- _TASK OBJECTIVE_
Set the data down again, exactly as it reads, but without the pictures.

- _SUPPLIED MATERIAL_
####

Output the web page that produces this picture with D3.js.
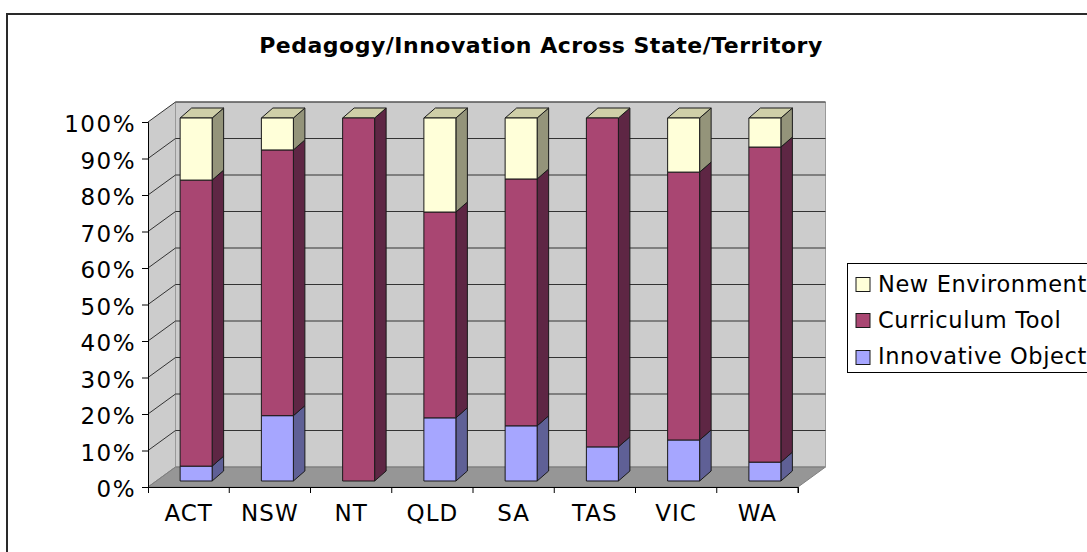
<!DOCTYPE html>
<html>
<head>
<meta charset="utf-8">
<script src="https://cdn.jsdelivr.net/npm/d3@7"></script>
<style>
    html, body { margin: 0; padding: 0; background: #fff; overflow: hidden; }
    text { font-family: "DejaVu Sans", Verdana, sans-serif; fill: #000; }
</style>
</head>
<body>
<svg id="chart" width="1087" height="552"></svg>
<script>
const chartTitle = "Pedagogy/Innovation Across State/Territory";
const states = ["ACT", "NSW", "NT", "QLD", "SA", "TAS", "VIC", "WA"];
const innovativeObject = [4.1, 18, 0, 17.4, 15.2, 9.4, 11.3, 5.2];
const curriculumTool = [78.8, 73.2, 100, 56.7, 68, 90.6, 73.8, 86.8];
const newEnvironment = [17.1, 8.8, 0, 25.9, 16.8, 0, 14.9, 8];
const yTicks = [0, 10, 20, 30, 40, 50, 60, 70, 80, 90, 100];

const seriesList = [
    { name: "Innovative Object", values: innovativeObject, front: "#a6a6ff", side: "#5f6096" },
    { name: "Curriculum Tool", values: curriculumTool, front: "#a94672", side: "#5e2644" },
    { name: "New Environment", values: newEnvironment, front: "#ffffd9", side: "#94947a" }
];
const topFill = "#cfcfa8";

const svg = d3.select("#chart");

// outer frame, only top and left are inside the picture
svg.append("path")
    .attr("d", d3.line()([[7, 552], [7, 14], [1087, 14]]))
    .attr("fill", "none").attr("stroke", "#2a2a2a").attr("stroke-width", 2);

svg.append("text")
    .attr("x", 541).attr("y", 53)
    .attr("text-anchor", "middle")
    .attr("font-size", 22).attr("font-weight", "bold")
    .attr("letter-spacing", 0.5)
    .text(chartTitle);

// front plane of the 3d box
const x = d3.scaleBand().domain(states).range([148, 798]);
const y = d3.scaleLinear().domain([0, 100]).range([487, 122]);
const depth = { x: 27.5, y: -20 };

// bar y scale is shorter, bars sit inside the depth of the box
const barY = d3.scaleLinear().domain([0, 100]).range([481, 118]);
const barW = 32;
const barDepth = { x: 11.5, y: -10 };
const barShift = 7.5;

const walls = svg.append("g");

// back wall
walls.append("rect")
    .attr("x", x.range()[0] + depth.x).attr("y", y(100) + depth.y)
    .attr("width", x.range()[1] - x.range()[0]).attr("height", y(0) - y(100))
    .attr("fill", "#cccccc");

// left wall
walls.append("path")
    .attr("d", d3.line()([
        [x.range()[0], y(0)], [x.range()[0], y(100)],
        [x.range()[0] + depth.x, y(100) + depth.y], [x.range()[0] + depth.x, y(0) + depth.y]
    ]) + "Z")
    .attr("fill", "#cccccc");

// floor
walls.append("path")
    .attr("d", d3.line()([
        [x.range()[0], y(0)], [x.range()[1], y(0)],
        [x.range()[1] + depth.x, y(0) + depth.y], [x.range()[0] + depth.x, y(0) + depth.y]
    ]) + "Z")
    .attr("fill", "#969696").attr("stroke", "#808080");

// wall edges
walls.append("path")
    .attr("d", d3.line()([
        [x.range()[0] + depth.x, y(0) + depth.y], [x.range()[0] + depth.x, y(100) + depth.y],
        [x.range()[1] + depth.x, y(100) + depth.y], [x.range()[1] + depth.x, y(0) + depth.y]
    ]))
    .attr("fill", "none").attr("stroke", "#999").attr("stroke-width", 1);

// gridlines
yTicks.forEach(t => {
    walls.append("path")
        .attr("d", d3.line()([
            [x.range()[0], y(t)], [x.range()[0] + depth.x, y(t) + depth.y], [x.range()[1] + depth.x, y(t) + depth.y]
        ]))
        .attr("fill", "none").attr("stroke", t === 0 ? "#808080" : "#333").attr("stroke-width", 1);
});

// axes
const yAxis = svg.append("g")
    .attr("transform", `translate(${x.range()[0]},0)`)
    .call(d3.axisLeft(y).tickValues(yTicks).tickFormat(d => d + "%").tickSize(6).tickPadding(6));
yAxis.selectAll("text")
    .attr("font-size", 23).attr("letter-spacing", 1.5).attr("dy", "0.43em")
    .style("font-family", '"DejaVu Sans", Verdana, sans-serif');
yAxis.selectAll("line,path").attr("stroke", "#000");

const xAxis = svg.append("g")
    .attr("transform", `translate(0,${y(0)})`)
    .call(d3.axisBottom(x).tickSize(6).tickPadding(12).tickSizeOuter(6));
xAxis.selectAll(".tick line")
    .attr("x1", x.bandwidth() / 2).attr("x2", x.bandwidth() / 2);
xAxis.selectAll("text")
    .attr("font-size", 23).attr("letter-spacing", 1)
    .style("font-family", '"DejaVu Sans", Verdana, sans-serif');
xAxis.selectAll("line,path").attr("stroke", "#000");

// stacked 3d bars, front to back does not matter since they do not overlap
const stack = d3.stack().keys(seriesList.map((s, i) => i)).value((d, k) => seriesList[k].values[d]);
const stacked = stack(d3.range(states.length));

const bars = svg.append("g");
stacked.forEach((layer, k) => {
    const s = seriesList[k];
    layer.forEach((d, i) => {
        if (d[1] - d[0] <= 0) return;
        const x0 = x(states[i]) + x.bandwidth() / 2 + barShift - barW / 2;
        const x1 = x0 + barW;
        const yb = barY(d[0]);
        const yt = barY(d[1]);
        const g = bars.append("g").attr("stroke", "#1a1a1a").attr("stroke-width", 1).attr("stroke-linejoin", "round");
        g.append("path")
            .attr("d", d3.line()([[x1, yb], [x1 + barDepth.x, yb + barDepth.y], [x1 + barDepth.x, yt + barDepth.y], [x1, yt]]) + "Z")
            .attr("fill", s.side);
        // every column ends in the same light cap, also where the top series is 0
        if (d[1] >= 99.99) {
            g.append("path")
                .attr("d", d3.line()([[x0, yt], [x1, yt], [x1 + barDepth.x, yt + barDepth.y], [x0 + barDepth.x, yt + barDepth.y]]) + "Z")
                .attr("fill", topFill);
        }
        g.append("rect")
            .attr("x", x0).attr("y", yt).attr("width", barW).attr("height", yb - yt)
            .attr("fill", s.front);
    });
});

// legend
const legend = svg.append("g");
legend.append("rect")
    .attr("x", 847.5).attr("y", 263.5).attr("width", 250).attr("height", 109)
    .attr("fill", "#fff").attr("stroke", "#000");

const legendRows = seriesList.slice().reverse();
const legendY = d3.scalePoint().domain(legendRows.map(s => s.name)).range([284, 356.5]);
legendRows.forEach(s => {
    legend.append("rect")
        .attr("x", 856).attr("y", Math.round(legendY(s.name) - 7) + 0.5).attr("width", 14).attr("height", 14)
        .attr("fill", s.front).attr("stroke", "#1a1a1a");
    legend.append("text")
        .attr("x", 878).attr("y", legendY(s.name) + 7.5)
        .attr("font-size", 22.5)
        .attr("letter-spacing", 0.6)
        .text(s.name);
});
</script>
</body>
</html>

####

- _WRITTEN SOLUTION_
Output the web page that produces this picture with D3.js.
<!DOCTYPE html>
<html>
<head>
<meta charset="utf-8">
<script src="https://cdn.jsdelivr.net/npm/d3@7"></script>
<style>
    html, body { margin: 0; padding: 0; background: #fff; overflow: hidden; }
    text { font-family: "DejaVu Sans", Verdana, sans-serif; fill: #000; }
</style>
</head>
<body>
<svg id="chart" width="1087" height="552"></svg>
<script>
const chartTitle = "Pedagogy/Innovation Across State/Territory";
const states = ["ACT", "NSW", "NT", "QLD", "SA", "TAS", "VIC", "WA"];
const innovativeObject = [4.1, 18, 0, 17.4, 15.2, 9.4, 11.3, 5.2];
const curriculumTool = [78.8, 73.2, 100, 56.7, 68, 90.6, 73.8, 86.8];
const newEnvironment = [17.1, 8.8, 0, 25.9, 16.8, 0, 14.9, 8];
const yTicks = [0, 10, 20, 30, 40, 50, 60, 70, 80, 90, 100];

const seriesList = [
    { name: "Innovative Object", values: innovativeObject, front: "#a6a6ff", side: "#5f6096" },
    { name: "Curriculum Tool", values: curriculumTool, front: "#a94672", side: "#5e2644" },
    { name: "New Environment", values: newEnvironment, front: "#ffffd9", side: "#94947a" }
];
const topFill = "#cfcfa8";

const svg = d3.select("#chart");

// outer frame, only top and left are inside the picture
svg.append("path")
    .attr("d", d3.line()([[7, 552], [7, 14], [1087, 14]]))
    .attr("fill", "none").attr("stroke", "#2a2a2a").attr("stroke-width", 2);

svg.append("text")
    .attr("x", 541).attr("y", 53)
    .attr("text-anchor", "middle")
    .attr("font-size", 22).attr("font-weight", "bold")
    .attr("letter-spacing", 0.5)
    .text(chartTitle);

// front plane of the 3d box
const x = d3.scaleBand().domain(states).range([148, 798]);
const y = d3.scaleLinear().domain([0, 100]).range([487, 122]);
const depth = { x: 27.5, y: -20 };

// bar y scale is shorter, bars sit inside the depth of the box
const barY = d3.scaleLinear().domain([0, 100]).range([481, 118]);
const barW = 32;
const barDepth = { x: 11.5, y: -10 };
const barShift = 7.5;

const walls = svg.append("g");

// back wall
walls.append("rect")
    .attr("x", x.range()[0] + depth.x).attr("y", y(100) + depth.y)
    .attr("width", x.range()[1] - x.range()[0]).attr("height", y(0) - y(100))
    .attr("fill", "#cccccc");

// left wall
walls.append("path")
    .attr("d", d3.line()([
        [x.range()[0], y(0)], [x.range()[0], y(100)],
        [x.range()[0] + depth.x, y(100) + depth.y], [x.range()[0] + depth.x, y(0) + depth.y]
    ]) + "Z")
    .attr("fill", "#cccccc");

// floor
walls.append("path")
    .attr("d", d3.line()([
        [x.range()[0], y(0)], [x.range()[1], y(0)],
        [x.range()[1] + depth.x, y(0) + depth.y], [x.range()[0] + depth.x, y(0) + depth.y]
    ]) + "Z")
    .attr("fill", "#969696").attr("stroke", "#808080");

// wall edges
walls.append("path")
    .attr("d", d3.line()([
        [x.range()[0] + depth.x, y(0) + depth.y], [x.range()[0] + depth.x, y(100) + depth.y],
        [x.range()[1] + depth.x, y(100) + depth.y], [x.range()[1] + depth.x, y(0) + depth.y]
    ]))
    .attr("fill", "none").attr("stroke", "#999").attr("stroke-width", 1);

// gridlines
yTicks.forEach(t => {
    walls.append("path")
        .attr("d", d3.line()([
            [x.range()[0], y(t)], [x.range()[0] + depth.x, y(t) + depth.y], [x.range()[1] + depth.x, y(t) + depth.y]
        ]))
        .attr("fill", "none").attr("stroke", t === 0 ? "#808080" : "#333").attr("stroke-width", 1);
});

// axes
const yAxis = svg.append("g")
    .attr("transform", `translate(${x.range()[0]},0)`)
    .call(d3.axisLeft(y).tickValues(yTicks).tickFormat(d => d + "%").tickSize(6).tickPadding(6));
yAxis.selectAll("text")
    .attr("font-size", 23).attr("letter-spacing", 1.5).attr("dy", "0.43em")
    .style("font-family", '"DejaVu Sans", Verdana, sans-serif');
yAxis.selectAll("line,path").attr("stroke", "#000");

const xAxis = svg.append("g")
    .attr("transform", `translate(0,${y(0)})`)
    .call(d3.axisBottom(x).tickSize(6).tickPadding(12).tickSizeOuter(6));
xAxis.selectAll(".tick line")
    .attr("x1", x.bandwidth() / 2).attr("x2", x.bandwidth() / 2);
xAxis.selectAll("text")
    .attr("font-size", 23).attr("letter-spacing", 1)
    .style("font-family", '"DejaVu Sans", Verdana, sans-serif');
xAxis.selectAll("line,path").attr("stroke", "#000");

// stacked 3d bars, front to back does not matter since they do not overlap
const stack = d3.stack().keys(seriesList.map((s, i) => i)).value((d, k) => seriesList[k].values[d]);
const stacked = stack(d3.range(states.length));

const bars = svg.append("g");
stacked.forEach((layer, k) => {
    const s = seriesList[k];
    layer.forEach((d, i) => {
        if (d[1] - d[0] <= 0) return;
        const x0 = x(states[i]) + x.bandwidth() / 2 + barShift - barW / 2;
        const x1 = x0 + barW;
        const yb = barY(d[0]);
        const yt = barY(d[1]);
        const g = bars.append("g").attr("stroke", "#1a1a1a").attr("stroke-width", 1).attr("stroke-linejoin", "round");
        g.append("path")
            .attr("d", d3.line()([[x1, yb], [x1 + barDepth.x, yb + barDepth.y], [x1 + barDepth.x, yt + barDepth.y], [x1, yt]]) + "Z")
            .attr("fill", s.side);
        // every column ends in the same light cap, also where the top series is 0
        if (d[1] >= 99.99) {
            g.append("path")
                .attr("d", d3.line()([[x0, yt], [x1, yt], [x1 + barDepth.x, yt + barDepth.y], [x0 + barDepth.x, yt + barDepth.y]]) + "Z")
                .attr("fill", topFill);
        }
        g.append("rect")
            .attr("x", x0).attr("y", yt).attr("width", barW).attr("height", yb - yt)
            .attr("fill", s.front);
    });
});

// legend
const legend = svg.append("g");
legend.append("rect")
    .attr("x", 847.5).attr("y", 263.5).attr("width", 250).attr("height", 109)
    .attr("fill", "#fff").attr("stroke", "#000");

const legendRows = seriesList.slice().reverse();
const legendY = d3.scalePoint().domain(legendRows.map(s => s.name)).range([284, 356.5]);
legendRows.forEach(s => {
    legend.append("rect")
        .attr("x", 856).attr("y", Math.round(legendY(s.name) - 7) + 0.5).attr("width", 14).attr("height", 14)
        .attr("fill", s.front).attr("stroke", "#1a1a1a");
    legend.append("text")
        .attr("x", 878).attr("y", legendY(s.name) + 7.5)
        .attr("font-size", 22.5)
        .attr("letter-spacing", 0.6)
        .text(s.name);
});
</script>
</body>
</html>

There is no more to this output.